WHAT YOU ARE ASKED TO DO:
Transcribe everything in the data word for word. Pictures are left out.
····················
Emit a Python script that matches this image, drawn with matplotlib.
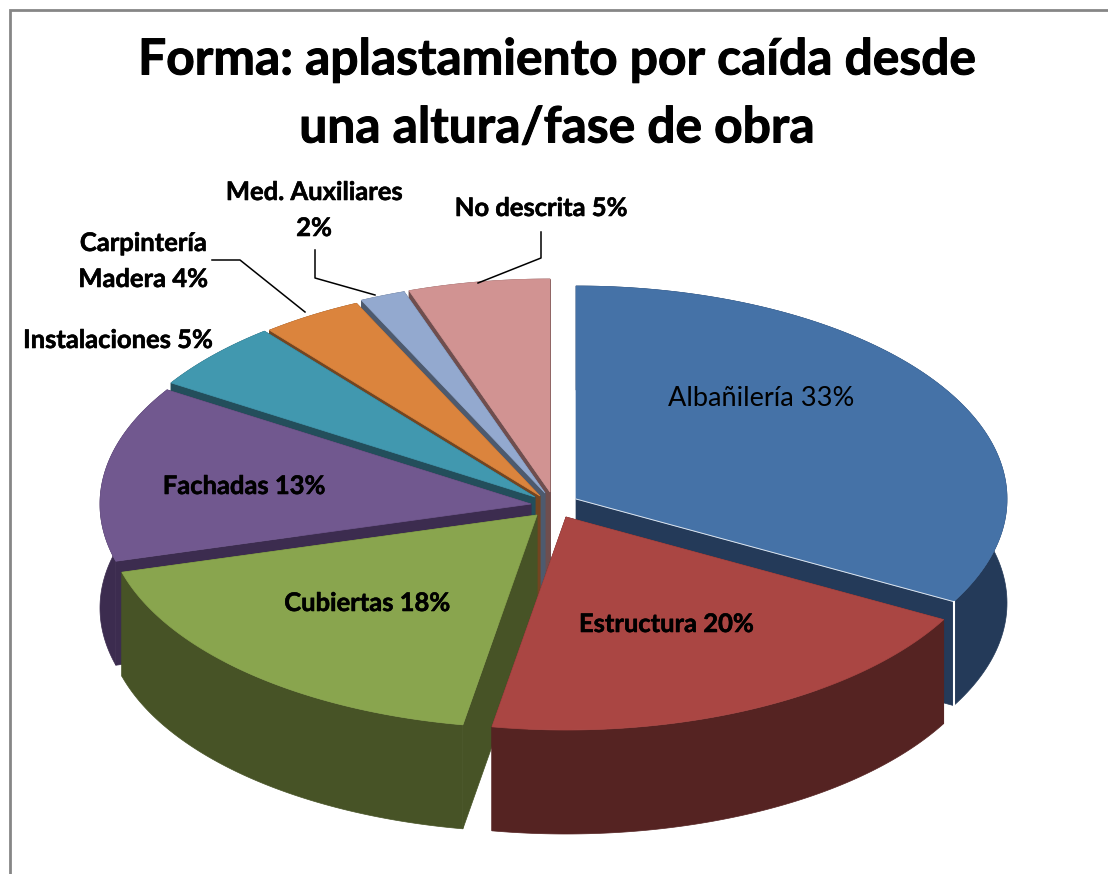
"""
plot.py

3D style exploded pie: Forma: aplastamiento por caida desde una altura/fase de obra
Saves result to out.png
"""

import numpy as np
import matplotlib
matplotlib.use("Agg")
import matplotlib.pyplot as plt
import matplotlib.patheffects as pe
from matplotlib.patches import Polygon

plt.rcParams["font.family"] = ["Lato", "DejaVu Sans"]

# ---- Data ----
categories = ["Albañilería", "Estructura", "Cubiertas", "Fachadas",
              "Instalaciones", "Carpintería Madera", "Med. Auxiliares", "No descrita"]
values = [33, 19.75, 17.92, 13.33, 5.2, 3.8, 1.7, 5.3]

top_colors = ["#4572a7", "#aa4643", "#89a54e", "#71588f",
              "#4198af", "#db843d", "#93a9cf", "#d19392"]
side_colors = ["#243a59", "#552322", "#475326", "#3c2c4f",
               "#234e5b", "#744520", "#4d5a6e", "#6f4e4e"]

# apex of each exploded slice, in pixels
apex_x = [576, 566, 537, 531, 535, 540, 545, 550]
apex_y = [499, 517, 515, 504, 497, 496, 493, 492]

RX, RY = 431, 213
DEPTH = 104


def slice_outline(i, t0, t1, dy=0):
    t = np.radians(np.linspace(t0, t1, 120))
    xs = apex_x[i] + RX * np.sin(t)
    ys = apex_y[i] - RY * np.cos(t) + dy
    return xs, ys


def draw_slice(ax, i, t0, t1):
    xs, ys = slice_outline(i, t0, t1)
    ax0, ay0 = apex_x[i], apex_y[i]
    side = side_colors[i]

    # cut faces, then outer wall, then the top
    for x, y in [(xs[0], ys[0]), (xs[-1], ys[-1])]:
        ax.add_patch(Polygon([(ax0, ay0), (x, y), (x, y + DEPTH), (ax0, ay0 + DEPTH)],
                             closed=True, facecolor=side, edgecolor=side, lw=0.5))
    wall = np.vstack([np.column_stack([xs, ys]),
                      np.column_stack([xs[::-1], ys[::-1] + DEPTH])])
    ax.add_patch(Polygon(wall, closed=True, facecolor=side, edgecolor=side, lw=0.5))
    top = np.vstack([[ax0, ay0], np.column_stack([xs, ys])])
    ax.add_patch(Polygon(top, closed=True, facecolor=top_colors[i],
                         edgecolor=top_colors[i], lw=0.5))


fig = plt.figure(figsize=(11.08, 8.74), dpi=100)
ax = fig.add_axes([0, 0, 1, 1])
ax.set_xlim(0, 1108)
ax.set_ylim(874, 0)
ax.axis("off")

# ---- Chart frame (only top and left show) ----
ax.plot([10, 10, 1108], [874, 10, 10], color="#868686", lw=2, solid_joinstyle="miter")

# ---- Slices, back to front ----
edges = np.concatenate([[0], np.cumsum(values)]) / np.sum(values) * 360
for i in [7, 6, 5, 4, 3, 0, 2, 1]:
    draw_slice(ax, i, edges[i], edges[i + 1])

# thin white edge on the Albanileria corner
xs, ys = slice_outline(0, edges[0], edges[1])
ax.plot([apex_x[0], xs[-1]], [apex_y[0], ys[-1]], color="#dfe6ef", lw=0.7)
ax.plot([xs[-1], xs[-1]], [ys[-1], ys[-1] + DEPTH], color="white", lw=1.5)

# ---- Title ----
heavy = [pe.withStroke(linewidth=0.7, foreground="black")]
ax.text(557, 60, "Forma: aplastamiento por caída desde", fontsize=35.8, fontweight="bold",
        ha="center", va="center", path_effects=heavy)
ax.text(557, 128, "una altura/fase de obra", fontsize=35.8, fontweight="bold",
        ha="center", va="center", path_effects=heavy)

# ---- Labels ----
LABEL_SIZE = 18.4
label_heavy = [pe.withStroke(linewidth=0.4, foreground="black")]
labels = [
    ("Estructura 20%", 666, 624),
    ("Cubiertas 18%", 367, 603),
    ("Fachadas 13%", 244, 486),
    ("Instalaciones 5%", 118, 340),
    ("Carpintería", 143, 243),
    ("Madera 4%", 143, 279),
    ("Med. Auxiliares", 314, 192),
    ("2%", 314, 228),
    ("No descrita 5%", 541, 208),
]
ax.text(761, 399, "Albañilería 33%", fontsize=19.5, ha="center", va="center")
for text, x, y in labels:
    ax.text(x, y, text, fontsize=LABEL_SIZE, fontweight="bold", ha="center", va="center",
            path_effects=label_heavy)

# ---- Leader lines ----
ax.plot([541, 541, 478], [232, 258, 283], color="black", lw=1.1)
ax.plot([315, 315, 375], [250, 278, 295], color="black", lw=1.1)
ax.plot([212, 240, 305], [260, 260, 312], color="black", lw=1.1)

plt.savefig("out.png", dpi=100)
plt.close()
····················
COMPLETE ANSWER:
Emit a Python script that matches this image, drawn with matplotlib.
"""
plot.py

3D style exploded pie: Forma: aplastamiento por caida desde una altura/fase de obra
Saves result to out.png
"""

import numpy as np
import matplotlib
matplotlib.use("Agg")
import matplotlib.pyplot as plt
import matplotlib.patheffects as pe
from matplotlib.patches import Polygon

plt.rcParams["font.family"] = ["Lato", "DejaVu Sans"]

# ---- Data ----
categories = ["Albañilería", "Estructura", "Cubiertas", "Fachadas",
              "Instalaciones", "Carpintería Madera", "Med. Auxiliares", "No descrita"]
values = [33, 19.75, 17.92, 13.33, 5.2, 3.8, 1.7, 5.3]

top_colors = ["#4572a7", "#aa4643", "#89a54e", "#71588f",
              "#4198af", "#db843d", "#93a9cf", "#d19392"]
side_colors = ["#243a59", "#552322", "#475326", "#3c2c4f",
               "#234e5b", "#744520", "#4d5a6e", "#6f4e4e"]

# apex of each exploded slice, in pixels
apex_x = [576, 566, 537, 531, 535, 540, 545, 550]
apex_y = [499, 517, 515, 504, 497, 496, 493, 492]

RX, RY = 431, 213
DEPTH = 104


def slice_outline(i, t0, t1, dy=0):
    t = np.radians(np.linspace(t0, t1, 120))
    xs = apex_x[i] + RX * np.sin(t)
    ys = apex_y[i] - RY * np.cos(t) + dy
    return xs, ys


def draw_slice(ax, i, t0, t1):
    xs, ys = slice_outline(i, t0, t1)
    ax0, ay0 = apex_x[i], apex_y[i]
    side = side_colors[i]

    # cut faces, then outer wall, then the top
    for x, y in [(xs[0], ys[0]), (xs[-1], ys[-1])]:
        ax.add_patch(Polygon([(ax0, ay0), (x, y), (x, y + DEPTH), (ax0, ay0 + DEPTH)],
                             closed=True, facecolor=side, edgecolor=side, lw=0.5))
    wall = np.vstack([np.column_stack([xs, ys]),
                      np.column_stack([xs[::-1], ys[::-1] + DEPTH])])
    ax.add_patch(Polygon(wall, closed=True, facecolor=side, edgecolor=side, lw=0.5))
    top = np.vstack([[ax0, ay0], np.column_stack([xs, ys])])
    ax.add_patch(Polygon(top, closed=True, facecolor=top_colors[i],
                         edgecolor=top_colors[i], lw=0.5))


fig = plt.figure(figsize=(11.08, 8.74), dpi=100)
ax = fig.add_axes([0, 0, 1, 1])
ax.set_xlim(0, 1108)
ax.set_ylim(874, 0)
ax.axis("off")

# ---- Chart frame (only top and left show) ----
ax.plot([10, 10, 1108], [874, 10, 10], color="#868686", lw=2, solid_joinstyle="miter")

# ---- Slices, back to front ----
edges = np.concatenate([[0], np.cumsum(values)]) / np.sum(values) * 360
for i in [7, 6, 5, 4, 3, 0, 2, 1]:
    draw_slice(ax, i, edges[i], edges[i + 1])

# thin white edge on the Albanileria corner
xs, ys = slice_outline(0, edges[0], edges[1])
ax.plot([apex_x[0], xs[-1]], [apex_y[0], ys[-1]], color="#dfe6ef", lw=0.7)
ax.plot([xs[-1], xs[-1]], [ys[-1], ys[-1] + DEPTH], color="white", lw=1.5)

# ---- Title ----
heavy = [pe.withStroke(linewidth=0.7, foreground="black")]
ax.text(557, 60, "Forma: aplastamiento por caída desde", fontsize=35.8, fontweight="bold",
        ha="center", va="center", path_effects=heavy)
ax.text(557, 128, "una altura/fase de obra", fontsize=35.8, fontweight="bold",
        ha="center", va="center", path_effects=heavy)

# ---- Labels ----
LABEL_SIZE = 18.4
label_heavy = [pe.withStroke(linewidth=0.4, foreground="black")]
labels = [
    ("Estructura 20%", 666, 624),
    ("Cubiertas 18%", 367, 603),
    ("Fachadas 13%", 244, 486),
    ("Instalaciones 5%", 118, 340),
    ("Carpintería", 143, 243),
    ("Madera 4%", 143, 279),
    ("Med. Auxiliares", 314, 192),
    ("2%", 314, 228),
    ("No descrita 5%", 541, 208),
]
ax.text(761, 399, "Albañilería 33%", fontsize=19.5, ha="center", va="center")
for text, x, y in labels:
    ax.text(x, y, text, fontsize=LABEL_SIZE, fontweight="bold", ha="center", va="center",
            path_effects=label_heavy)

# ---- Leader lines ----
ax.plot([541, 541, 478], [232, 258, 283], color="black", lw=1.1)
ax.plot([315, 315, 375], [250, 278, 295], color="black", lw=1.1)
ax.plot([212, 240, 305], [260, 260, 312], color="black", lw=1.1)

plt.savefig("out.png", dpi=100)
plt.close()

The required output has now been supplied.